As many students feel Finnin has come into their lives and has been a defining presence, Finnin too feels that many students have equally touched him. Many of his relationships with students transcend the collegiate atmosphere into the students post graduate lives.

“Some of the most gratifying relationships with students have lasted across a couple of decades,” Finnin said. “I think of individuals who invited me into their family lives in times of crisis, trauma, and death of a family member. Interesting how those bonds endure such milestones such as graduation, entering a profession, marriage and parenting.”

Finnin noted that he performed a wedding for the daughter of a couple he married 26 years earlier, performing both services in Perkins Chapel.

Aside from being a positive influence in many students lives, Finnin also established many “Pro-Humanity” programs on campus for students. With increasing student interest in community service, volunteerism and civic engagement, Finnin helped to establish the SMU chapter of Habitat for Humanity in the early 1990’s. He spearheaded the efforts to create what is now “Alternative Spring Break,” a program designed to give students the opportunity to enjoy a safe, fun spring break and do good works around the nation as well.

The Inter-community Experience Center (ICE) is another program that Finnin helped to create. According to Bruce Levy, ICE director, the program engages students in community work in East Dallas, where four students live in the Inter-community experience house, in a low-income immigrant neighborhood.

Levy attributes much of ICE’s success to Finnin for originally helping the project become a reality.

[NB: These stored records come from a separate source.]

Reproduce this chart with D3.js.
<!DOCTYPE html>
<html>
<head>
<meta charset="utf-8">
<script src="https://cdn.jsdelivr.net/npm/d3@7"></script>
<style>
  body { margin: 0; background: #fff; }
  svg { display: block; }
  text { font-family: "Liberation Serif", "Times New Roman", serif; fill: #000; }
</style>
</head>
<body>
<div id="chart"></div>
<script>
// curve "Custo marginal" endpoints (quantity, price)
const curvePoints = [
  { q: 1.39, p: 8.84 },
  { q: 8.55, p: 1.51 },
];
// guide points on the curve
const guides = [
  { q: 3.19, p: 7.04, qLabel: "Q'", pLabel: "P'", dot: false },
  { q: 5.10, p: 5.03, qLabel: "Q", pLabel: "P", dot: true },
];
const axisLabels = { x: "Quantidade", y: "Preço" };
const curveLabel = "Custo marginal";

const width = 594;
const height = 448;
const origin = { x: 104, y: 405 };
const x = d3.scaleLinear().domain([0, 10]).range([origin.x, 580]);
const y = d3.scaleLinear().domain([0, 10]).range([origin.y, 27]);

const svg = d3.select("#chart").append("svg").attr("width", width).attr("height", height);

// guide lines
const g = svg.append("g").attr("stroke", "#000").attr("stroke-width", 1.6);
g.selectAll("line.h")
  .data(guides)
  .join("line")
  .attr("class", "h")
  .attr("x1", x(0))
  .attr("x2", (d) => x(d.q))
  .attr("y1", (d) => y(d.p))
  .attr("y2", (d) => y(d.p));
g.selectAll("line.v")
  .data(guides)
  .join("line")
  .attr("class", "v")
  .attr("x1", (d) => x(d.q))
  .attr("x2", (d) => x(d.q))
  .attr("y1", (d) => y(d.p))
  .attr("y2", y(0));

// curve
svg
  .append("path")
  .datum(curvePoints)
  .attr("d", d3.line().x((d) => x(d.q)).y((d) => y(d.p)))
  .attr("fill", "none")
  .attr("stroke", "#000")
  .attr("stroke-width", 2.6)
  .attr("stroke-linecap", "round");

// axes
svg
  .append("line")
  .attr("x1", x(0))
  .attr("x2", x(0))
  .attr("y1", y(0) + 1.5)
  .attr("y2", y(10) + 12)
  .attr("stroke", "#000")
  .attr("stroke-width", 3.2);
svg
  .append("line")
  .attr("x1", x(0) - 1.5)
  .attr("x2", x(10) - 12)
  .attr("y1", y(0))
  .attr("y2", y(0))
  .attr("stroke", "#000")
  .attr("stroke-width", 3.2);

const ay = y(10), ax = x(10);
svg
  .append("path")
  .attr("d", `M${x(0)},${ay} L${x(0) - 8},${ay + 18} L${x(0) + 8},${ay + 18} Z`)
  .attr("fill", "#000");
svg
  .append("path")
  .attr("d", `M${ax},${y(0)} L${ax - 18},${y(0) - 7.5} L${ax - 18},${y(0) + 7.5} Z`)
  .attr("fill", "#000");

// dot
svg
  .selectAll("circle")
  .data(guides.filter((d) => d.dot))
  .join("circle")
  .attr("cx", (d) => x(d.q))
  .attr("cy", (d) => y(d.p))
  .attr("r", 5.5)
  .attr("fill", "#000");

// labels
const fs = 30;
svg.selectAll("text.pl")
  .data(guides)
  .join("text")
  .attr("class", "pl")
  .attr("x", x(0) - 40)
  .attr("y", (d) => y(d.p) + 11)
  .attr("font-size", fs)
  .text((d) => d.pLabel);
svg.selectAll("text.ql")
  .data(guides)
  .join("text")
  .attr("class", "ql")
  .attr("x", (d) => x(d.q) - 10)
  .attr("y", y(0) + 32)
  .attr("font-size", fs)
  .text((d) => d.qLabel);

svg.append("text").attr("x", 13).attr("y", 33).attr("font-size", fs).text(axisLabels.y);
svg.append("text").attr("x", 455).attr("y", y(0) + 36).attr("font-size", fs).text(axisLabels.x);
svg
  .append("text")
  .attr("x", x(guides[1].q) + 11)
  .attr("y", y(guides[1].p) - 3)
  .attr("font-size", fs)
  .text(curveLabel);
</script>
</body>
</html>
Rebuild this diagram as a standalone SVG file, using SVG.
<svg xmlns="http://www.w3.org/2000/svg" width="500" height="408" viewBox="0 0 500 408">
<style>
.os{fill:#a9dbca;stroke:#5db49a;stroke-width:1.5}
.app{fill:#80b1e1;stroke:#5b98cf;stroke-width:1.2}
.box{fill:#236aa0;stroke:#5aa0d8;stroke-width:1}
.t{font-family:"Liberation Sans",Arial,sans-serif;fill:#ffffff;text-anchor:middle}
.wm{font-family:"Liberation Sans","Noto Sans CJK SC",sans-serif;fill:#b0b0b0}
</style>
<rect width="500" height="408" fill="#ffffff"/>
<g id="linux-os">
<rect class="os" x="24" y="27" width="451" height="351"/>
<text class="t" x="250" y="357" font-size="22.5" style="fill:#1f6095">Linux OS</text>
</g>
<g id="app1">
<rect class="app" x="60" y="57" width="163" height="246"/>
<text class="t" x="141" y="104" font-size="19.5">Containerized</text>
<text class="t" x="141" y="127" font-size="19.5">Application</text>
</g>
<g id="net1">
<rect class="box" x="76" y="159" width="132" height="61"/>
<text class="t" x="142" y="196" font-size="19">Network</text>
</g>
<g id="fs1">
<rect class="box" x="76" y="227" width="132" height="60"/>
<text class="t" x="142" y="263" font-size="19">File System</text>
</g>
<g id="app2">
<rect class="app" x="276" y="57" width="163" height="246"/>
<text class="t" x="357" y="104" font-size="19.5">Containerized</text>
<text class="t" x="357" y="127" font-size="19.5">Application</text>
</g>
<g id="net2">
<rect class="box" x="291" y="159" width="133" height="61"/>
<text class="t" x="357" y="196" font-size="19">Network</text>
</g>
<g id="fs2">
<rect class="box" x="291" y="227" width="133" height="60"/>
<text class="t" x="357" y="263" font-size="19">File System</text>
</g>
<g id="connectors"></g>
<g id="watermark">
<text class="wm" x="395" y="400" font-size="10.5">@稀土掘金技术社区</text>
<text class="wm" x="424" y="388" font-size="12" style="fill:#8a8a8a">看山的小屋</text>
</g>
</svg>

“Will Finnin’s energy and moral suasion ultimately convinced the administration to give the project wing,” Levy said. “Through ICE, Will directly and indirectly over the years has touched the lives of over two-thousand SMU students and hundreds of at-risk kids, some of whom now attend SMU.”

Levy feels that programs such as ICE and others impacted by Finnin speak to his legacy here on the hilltop.

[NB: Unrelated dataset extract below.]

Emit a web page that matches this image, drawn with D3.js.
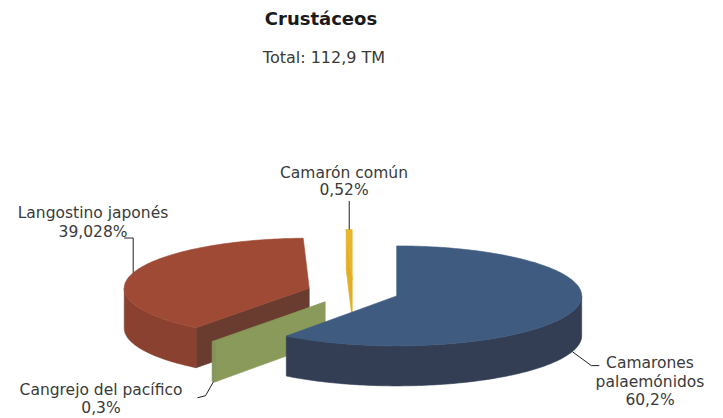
<!DOCTYPE html>
<html>
<head>
<meta charset="utf-8">
<script src="https://cdn.jsdelivr.net/npm/d3@7"></script>
<style>
body { margin: 0; background: #fff; }
</style>
</head>
<body>
<div id="chart"></div>
<script>
// data
var categories = ["Camarones palaemónidos", "Cangrejo del pacífico", "Langostino japonés", "Camarón común"];
var shares = [60.2, 0.3, 39.028, 0.52];
var shareLabels = ["60,2%", "0,3%", "39,028%", "0,52%"];
var chartTitle = "Crustáceos";
var chartSubtitle = "Total: 112,9 TM";

// settings
var width = 723, height = 418;
var cx = 353, cy = 292, rx = 185, ry = 50, depth = 40, explode = 46;
var k = ry / rx;
var topColors  = ["#3f5b80", "#8a9a5a", "#9e4a35", "#e8b62c"];
var sideColors = ["#333e55", "#84945a", "#8b412f", "#c99a1e"];
var wallColors = ["#2f3a4e", "#8a9a5a", "#6a3c30", "#e2ae24"];

// label layout: lines centred on x, first baseline y, leader goes to top or bottom edge
var labelLayout = [
  {x: 650, y: 368, lh: 18.5, lines: ["Camarones", "palaemónidos"], edge: "bottom", leader: function(a) { return [a, [a[0] + 19, a[1] + 14], [a[0] + 27, a[1] + 14]]; }},
  {x: 101, y: 395, lh: 18, lines: ["Cangrejo del pacífico"], edge: "bottom", leader: function(a) { return [a, [a[0] - 8, a[1] + 14], [a[0] - 16, a[1] + 16]]; }},
  {x: 93, y: 218, lh: 19, lines: ["Langostino japonés"], edge: "top", leader: function(a) { return [a, [a[0], 238], [a[0] - 9, 238]]; }},
  {x: 344, y: 178, lh: 17, lines: ["Camarón común"], edge: "top", leader: function(a) { return [a, [a[0], 201]]; }}
];

var svg = d3.select("#chart")
  .append("svg")
  .attr("width", width)
  .attr("height", height);

var pie = d3.pie().sort(null).value(function(d) { return d; });
var arcs = pie(shares);

function pt(c, a, r) {
  return [c[0] + r * Math.sin(a), c[1] - r * k * Math.cos(a)];
}
function down(p) { return [p[0], p[1] + depth]; }
function arcPoints(c, a0, a1) {
  var n = Math.max(2, Math.ceil((a1 - a0) / 0.02));
  return d3.range(n + 1).map(function(i) { return pt(c, a0 + (a1 - a0) * i / n, rx); });
}
var line = d3.line();

var slices = arcs.map(function(d, i) {
  var mid = (d.startAngle + d.endAngle) / 2;
  return {i: i, d: d, c: pt([cx, cy], mid, explode), mid: mid};
});

// back to front: yellow, red, green, blue
var order = [3, 2, 1, 0];
var gPie = svg.append("g");

order.forEach(function(i) {
  var s = slices[i], d = s.d, c = s.c;
  var g = gPie.append("g");
  var walls = [];
  if (Math.sin(d.startAngle) < -1e-9) walls.push(d.startAngle);
  if (Math.sin(d.endAngle) > 1e-9) walls.push(d.endAngle);
  walls.forEach(function(a) {
    var p = pt(c, a, rx);
    g.append("path")
      .attr("d", line([c, p, down(p), down(c)]) + "Z")
      .attr("fill", wallColors[i])
      .attr("stroke", wallColors[i])
      .attr("stroke-width", 0.6)
      .attr("stroke-linejoin", "round");
  });
  var a0 = Math.max(d.startAngle, Math.PI / 2), a1 = Math.min(d.endAngle, 3 * Math.PI / 2);
  if (a0 < a1) {
    var topArc = arcPoints(c, a0, a1);
    var botArc = topArc.map(down).reverse();
    g.append("path")
      .attr("d", line(topArc.concat(botArc)) + "Z")
      .attr("fill", sideColors[i])
      .attr("stroke", sideColors[i])
      .attr("stroke-width", 0.6);
  }
  g.append("path")
    .attr("d", line([c].concat(arcPoints(c, d.startAngle, d.endAngle))) + "Z")
    .attr("fill", topColors[i])
    .attr("stroke", topColors[i])
    .attr("stroke-width", 0.6)
    .attr("stroke-linejoin", "round");
});

// labels and leader lines
var gLab = svg.append("g")
  .attr("font-family", "DejaVu Sans, sans-serif")
  .attr("font-size", 15.5)
  .attr("fill", "#3a3a3a");

slices.forEach(function(s, i) {
  var L = labelLayout[i];
  var a = pt(s.c, s.mid, rx);
  if (L.edge === "bottom") a = down(a);
  gLab.append("path")
    .attr("d", line(L.leader(a)))
    .attr("fill", "none")
    .attr("stroke", "#222")
    .attr("stroke-width", 1);
  var t = gLab.append("text")
    .attr("text-anchor", "middle");
  L.lines.concat([shareLabels[i]]).forEach(function(txt, j) {
    t.append("tspan")
      .attr("x", L.x)
      .attr("y", L.y + j * L.lh)
      .text(txt);
  });
});

// title
svg.append("text")
  .attr("x", 321)
  .attr("y", 25)
  .attr("text-anchor", "middle")
  .attr("font-family", "DejaVu Sans, sans-serif")
  .attr("font-weight", "bold")
  .attr("font-size", 18)
  .attr("fill", "#1a1a1a")
  .text(chartTitle);

svg.append("text")
  .attr("x", 324)
  .attr("y", 63)
  .attr("text-anchor", "middle")
  .attr("font-family", "DejaVu Sans, sans-serif")
  .attr("font-size", 16)
  .attr("fill", "#3a3a3a")
  .text(chartSubtitle);
</script>
</body>
</html>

“There are many programs alive today at SMU which are living monuments to Will’s commitment to faith, justice, and knowledge,” Levy said.

According to Assistant to the Chaplain, Betty McHone, the Chaplain is a man of deep emotion, a guitar player and an excellent singer. With retirement looming, aside from brushing up on his guitar rifts, Finnin plans to stay actively involved in the Methodist church.

“I’ll continue to nurture the development of faith among young and old alike as well as continue to engage in activities that promote inter-faith understanding and insight, activities that empower folks to see themselves and their own interests in those who differ in culture, religious commitment, and social perspectives from themselves,” Finnin said.

For this Finnin has accepted a position as a pastor of a United Methodist congregation in Northern Florida where he can continue his work and also spend time with his granddaughter.

Many people have their own personal memories of the Chaplain and will remember him for how he touched their lives. For President R. Gerald Turner, Finnin will not be remembered solely for his many contributions to the university, but rather his personal touch outside of the office as well.

“Aside from the many programmatic contributions Chaplin Finnin has made to our campus, it is the personal relationships and hours of pastoral care for which he will most be remembered,” Turner said.

Many students not directly involved with the Chaplain’s office or those who have never met the Chaplain probably recognize him from the countless convocations he would give before SMU home football games during his tenure here. Though not an avid football fan, Finnin did acknowledge that he “considered the Mustangs a team worthy of and at times in need of prayer.” And added a strong Pony Up.

SMU will introduce a new Chaplain for the spring semester to fill the void left in Finnin’s wake, but Professor Lewis feels this is quite the daunting task.

All in all, he was a prophetic presence n on the SMU campus; it may be easy to find a successor, but it will be very difficult to find a replacement.